-------- Material --------

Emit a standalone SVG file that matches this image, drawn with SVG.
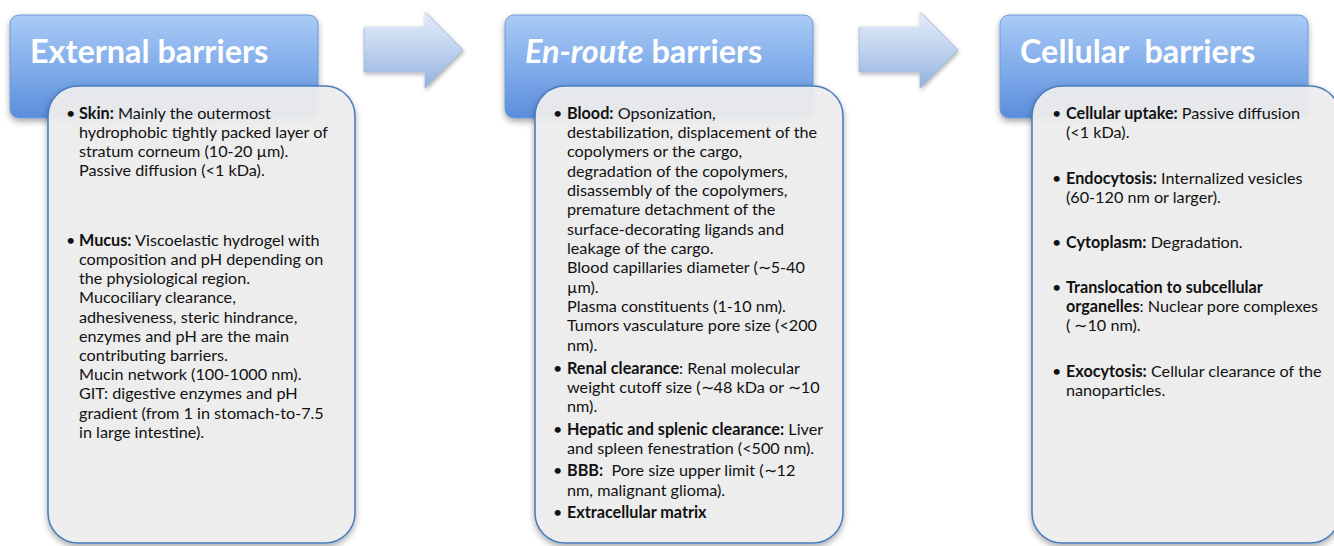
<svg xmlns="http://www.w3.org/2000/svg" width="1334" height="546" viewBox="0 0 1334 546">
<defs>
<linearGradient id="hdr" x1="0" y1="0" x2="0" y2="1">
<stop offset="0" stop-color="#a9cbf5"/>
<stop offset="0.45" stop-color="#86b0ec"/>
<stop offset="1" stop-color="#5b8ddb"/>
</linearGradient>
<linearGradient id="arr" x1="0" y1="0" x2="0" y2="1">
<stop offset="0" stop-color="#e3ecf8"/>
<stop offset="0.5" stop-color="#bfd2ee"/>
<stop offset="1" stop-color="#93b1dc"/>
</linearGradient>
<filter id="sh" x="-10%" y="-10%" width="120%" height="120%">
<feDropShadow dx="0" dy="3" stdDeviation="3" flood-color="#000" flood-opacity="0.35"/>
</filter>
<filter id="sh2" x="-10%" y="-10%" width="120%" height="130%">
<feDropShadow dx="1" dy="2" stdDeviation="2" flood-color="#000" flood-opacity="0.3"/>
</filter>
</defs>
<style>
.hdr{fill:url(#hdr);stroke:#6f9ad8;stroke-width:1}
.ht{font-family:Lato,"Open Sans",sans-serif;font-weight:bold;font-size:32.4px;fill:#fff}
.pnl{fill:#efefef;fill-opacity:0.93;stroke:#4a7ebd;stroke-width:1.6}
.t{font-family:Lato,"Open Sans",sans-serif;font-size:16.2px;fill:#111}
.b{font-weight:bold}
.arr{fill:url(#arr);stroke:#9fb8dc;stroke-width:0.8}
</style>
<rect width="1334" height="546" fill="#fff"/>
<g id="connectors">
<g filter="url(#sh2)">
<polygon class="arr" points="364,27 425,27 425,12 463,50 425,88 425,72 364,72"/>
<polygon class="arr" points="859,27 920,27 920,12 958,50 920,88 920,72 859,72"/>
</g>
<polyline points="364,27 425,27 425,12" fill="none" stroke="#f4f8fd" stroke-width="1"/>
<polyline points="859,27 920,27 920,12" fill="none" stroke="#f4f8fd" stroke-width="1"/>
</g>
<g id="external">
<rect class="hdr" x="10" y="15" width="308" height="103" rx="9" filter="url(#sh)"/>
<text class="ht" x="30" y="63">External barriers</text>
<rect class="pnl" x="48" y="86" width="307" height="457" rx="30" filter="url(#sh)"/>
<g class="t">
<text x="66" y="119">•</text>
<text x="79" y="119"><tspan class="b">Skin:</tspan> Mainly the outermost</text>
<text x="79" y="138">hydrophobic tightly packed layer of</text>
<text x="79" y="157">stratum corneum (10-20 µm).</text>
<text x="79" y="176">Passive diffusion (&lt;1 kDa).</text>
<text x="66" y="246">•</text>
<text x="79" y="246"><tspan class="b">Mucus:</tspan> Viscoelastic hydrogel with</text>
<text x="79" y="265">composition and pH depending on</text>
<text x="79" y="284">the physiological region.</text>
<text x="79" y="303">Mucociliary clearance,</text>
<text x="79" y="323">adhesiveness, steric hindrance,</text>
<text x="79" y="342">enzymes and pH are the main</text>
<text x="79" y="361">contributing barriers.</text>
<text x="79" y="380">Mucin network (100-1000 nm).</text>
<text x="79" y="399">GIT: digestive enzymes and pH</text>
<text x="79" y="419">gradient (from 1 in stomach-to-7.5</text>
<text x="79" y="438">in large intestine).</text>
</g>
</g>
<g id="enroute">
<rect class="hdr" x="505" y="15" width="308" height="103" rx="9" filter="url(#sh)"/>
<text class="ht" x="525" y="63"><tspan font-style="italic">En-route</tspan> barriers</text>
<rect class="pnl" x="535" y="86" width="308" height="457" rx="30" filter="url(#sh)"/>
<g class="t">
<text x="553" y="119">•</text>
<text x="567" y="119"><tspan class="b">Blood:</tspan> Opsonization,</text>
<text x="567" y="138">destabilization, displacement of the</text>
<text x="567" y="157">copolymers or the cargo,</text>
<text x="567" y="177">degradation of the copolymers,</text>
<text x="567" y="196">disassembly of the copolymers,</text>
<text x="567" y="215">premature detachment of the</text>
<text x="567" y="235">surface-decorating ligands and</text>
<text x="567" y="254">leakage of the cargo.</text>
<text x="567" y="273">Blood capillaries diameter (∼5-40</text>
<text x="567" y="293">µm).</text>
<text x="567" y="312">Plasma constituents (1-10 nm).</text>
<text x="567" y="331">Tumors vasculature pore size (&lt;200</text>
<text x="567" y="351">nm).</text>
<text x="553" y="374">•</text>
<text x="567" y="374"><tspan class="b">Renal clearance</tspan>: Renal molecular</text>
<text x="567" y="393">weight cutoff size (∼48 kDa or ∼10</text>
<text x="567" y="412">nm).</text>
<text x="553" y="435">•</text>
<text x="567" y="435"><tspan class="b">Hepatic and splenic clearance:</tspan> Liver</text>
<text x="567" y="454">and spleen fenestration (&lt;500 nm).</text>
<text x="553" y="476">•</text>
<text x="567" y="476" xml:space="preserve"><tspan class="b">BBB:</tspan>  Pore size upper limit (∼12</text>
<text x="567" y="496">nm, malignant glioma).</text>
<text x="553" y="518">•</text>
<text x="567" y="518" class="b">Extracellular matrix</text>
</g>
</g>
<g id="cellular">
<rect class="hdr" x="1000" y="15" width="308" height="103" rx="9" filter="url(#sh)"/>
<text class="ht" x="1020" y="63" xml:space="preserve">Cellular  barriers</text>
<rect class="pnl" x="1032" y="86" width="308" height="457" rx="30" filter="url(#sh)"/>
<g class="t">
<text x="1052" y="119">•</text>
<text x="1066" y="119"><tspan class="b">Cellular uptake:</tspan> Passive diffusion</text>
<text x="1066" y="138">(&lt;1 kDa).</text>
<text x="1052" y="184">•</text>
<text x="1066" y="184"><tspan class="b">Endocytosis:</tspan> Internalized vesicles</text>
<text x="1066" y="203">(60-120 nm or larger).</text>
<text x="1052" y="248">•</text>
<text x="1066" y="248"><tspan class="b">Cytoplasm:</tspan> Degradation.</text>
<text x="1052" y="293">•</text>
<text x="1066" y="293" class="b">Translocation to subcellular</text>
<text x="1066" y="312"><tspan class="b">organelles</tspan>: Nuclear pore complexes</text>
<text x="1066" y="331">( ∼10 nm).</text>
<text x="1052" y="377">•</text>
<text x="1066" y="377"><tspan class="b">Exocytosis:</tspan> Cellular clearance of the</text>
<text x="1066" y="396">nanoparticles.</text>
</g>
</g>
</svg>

--------

Restate the whole listing above exactly, except for its images.

### [Written reply]
Emit a standalone SVG file that matches this image, drawn with SVG.
<svg xmlns="http://www.w3.org/2000/svg" width="1334" height="546" viewBox="0 0 1334 546">
<defs>
<linearGradient id="hdr" x1="0" y1="0" x2="0" y2="1">
<stop offset="0" stop-color="#a9cbf5"/>
<stop offset="0.45" stop-color="#86b0ec"/>
<stop offset="1" stop-color="#5b8ddb"/>
</linearGradient>
<linearGradient id="arr" x1="0" y1="0" x2="0" y2="1">
<stop offset="0" stop-color="#e3ecf8"/>
<stop offset="0.5" stop-color="#bfd2ee"/>
<stop offset="1" stop-color="#93b1dc"/>
</linearGradient>
<filter id="sh" x="-10%" y="-10%" width="120%" height="120%">
<feDropShadow dx="0" dy="3" stdDeviation="3" flood-color="#000" flood-opacity="0.35"/>
</filter>
<filter id="sh2" x="-10%" y="-10%" width="120%" height="130%">
<feDropShadow dx="1" dy="2" stdDeviation="2" flood-color="#000" flood-opacity="0.3"/>
</filter>
</defs>
<style>
.hdr{fill:url(#hdr);stroke:#6f9ad8;stroke-width:1}
.ht{font-family:Lato,"Open Sans",sans-serif;font-weight:bold;font-size:32.4px;fill:#fff}
.pnl{fill:#efefef;fill-opacity:0.93;stroke:#4a7ebd;stroke-width:1.6}
.t{font-family:Lato,"Open Sans",sans-serif;font-size:16.2px;fill:#111}
.b{font-weight:bold}
.arr{fill:url(#arr);stroke:#9fb8dc;stroke-width:0.8}
</style>
<rect width="1334" height="546" fill="#fff"/>
<g id="connectors">
<g filter="url(#sh2)">
<polygon class="arr" points="364,27 425,27 425,12 463,50 425,88 425,72 364,72"/>
<polygon class="arr" points="859,27 920,27 920,12 958,50 920,88 920,72 859,72"/>
</g>
<polyline points="364,27 425,27 425,12" fill="none" stroke="#f4f8fd" stroke-width="1"/>
<polyline points="859,27 920,27 920,12" fill="none" stroke="#f4f8fd" stroke-width="1"/>
</g>
<g id="external">
<rect class="hdr" x="10" y="15" width="308" height="103" rx="9" filter="url(#sh)"/>
<text class="ht" x="30" y="63">External barriers</text>
<rect class="pnl" x="48" y="86" width="307" height="457" rx="30" filter="url(#sh)"/>
<g class="t">
<text x="66" y="119">•</text>
<text x="79" y="119"><tspan class="b">Skin:</tspan> Mainly the outermost</text>
<text x="79" y="138">hydrophobic tightly packed layer of</text>
<text x="79" y="157">stratum corneum (10-20 µm).</text>
<text x="79" y="176">Passive diffusion (&lt;1 kDa).</text>
<text x="66" y="246">•</text>
<text x="79" y="246"><tspan class="b">Mucus:</tspan> Viscoelastic hydrogel with</text>
<text x="79" y="265">composition and pH depending on</text>
<text x="79" y="284">the physiological region.</text>
<text x="79" y="303">Mucociliary clearance,</text>
<text x="79" y="323">adhesiveness, steric hindrance,</text>
<text x="79" y="342">enzymes and pH are the main</text>
<text x="79" y="361">contributing barriers.</text>
<text x="79" y="380">Mucin network (100-1000 nm).</text>
<text x="79" y="399">GIT: digestive enzymes and pH</text>
<text x="79" y="419">gradient (from 1 in stomach-to-7.5</text>
<text x="79" y="438">in large intestine).</text>
</g>
</g>
<g id="enroute">
<rect class="hdr" x="505" y="15" width="308" height="103" rx="9" filter="url(#sh)"/>
<text class="ht" x="525" y="63"><tspan font-style="italic">En-route</tspan> barriers</text>
<rect class="pnl" x="535" y="86" width="308" height="457" rx="30" filter="url(#sh)"/>
<g class="t">
<text x="553" y="119">•</text>
<text x="567" y="119"><tspan class="b">Blood:</tspan> Opsonization,</text>
<text x="567" y="138">destabilization, displacement of the</text>
<text x="567" y="157">copolymers or the cargo,</text>
<text x="567" y="177">degradation of the copolymers,</text>
<text x="567" y="196">disassembly of the copolymers,</text>
<text x="567" y="215">premature detachment of the</text>
<text x="567" y="235">surface-decorating ligands and</text>
<text x="567" y="254">leakage of the cargo.</text>
<text x="567" y="273">Blood capillaries diameter (∼5-40</text>
<text x="567" y="293">µm).</text>
<text x="567" y="312">Plasma constituents (1-10 nm).</text>
<text x="567" y="331">Tumors vasculature pore size (&lt;200</text>
<text x="567" y="351">nm).</text>
<text x="553" y="374">•</text>
<text x="567" y="374"><tspan class="b">Renal clearance</tspan>: Renal molecular</text>
<text x="567" y="393">weight cutoff size (∼48 kDa or ∼10</text>
<text x="567" y="412">nm).</text>
<text x="553" y="435">•</text>
<text x="567" y="435"><tspan class="b">Hepatic and splenic clearance:</tspan> Liver</text>
<text x="567" y="454">and spleen fenestration (&lt;500 nm).</text>
<text x="553" y="476">•</text>
<text x="567" y="476" xml:space="preserve"><tspan class="b">BBB:</tspan>  Pore size upper limit (∼12</text>
<text x="567" y="496">nm, malignant glioma).</text>
<text x="553" y="518">•</text>
<text x="567" y="518" class="b">Extracellular matrix</text>
</g>
</g>
<g id="cellular">
<rect class="hdr" x="1000" y="15" width="308" height="103" rx="9" filter="url(#sh)"/>
<text class="ht" x="1020" y="63" xml:space="preserve">Cellular  barriers</text>
<rect class="pnl" x="1032" y="86" width="308" height="457" rx="30" filter="url(#sh)"/>
<g class="t">
<text x="1052" y="119">•</text>
<text x="1066" y="119"><tspan class="b">Cellular uptake:</tspan> Passive diffusion</text>
<text x="1066" y="138">(&lt;1 kDa).</text>
<text x="1052" y="184">•</text>
<text x="1066" y="184"><tspan class="b">Endocytosis:</tspan> Internalized vesicles</text>
<text x="1066" y="203">(60-120 nm or larger).</text>
<text x="1052" y="248">•</text>
<text x="1066" y="248"><tspan class="b">Cytoplasm:</tspan> Degradation.</text>
<text x="1052" y="293">•</text>
<text x="1066" y="293" class="b">Translocation to subcellular</text>
<text x="1066" y="312"><tspan class="b">organelles</tspan>: Nuclear pore complexes</text>
<text x="1066" y="331">( ∼10 nm).</text>
<text x="1052" y="377">•</text>
<text x="1066" y="377"><tspan class="b">Exocytosis:</tspan> Cellular clearance of the</text>
<text x="1066" y="396">nanoparticles.</text>
</g>
</g>
</svg>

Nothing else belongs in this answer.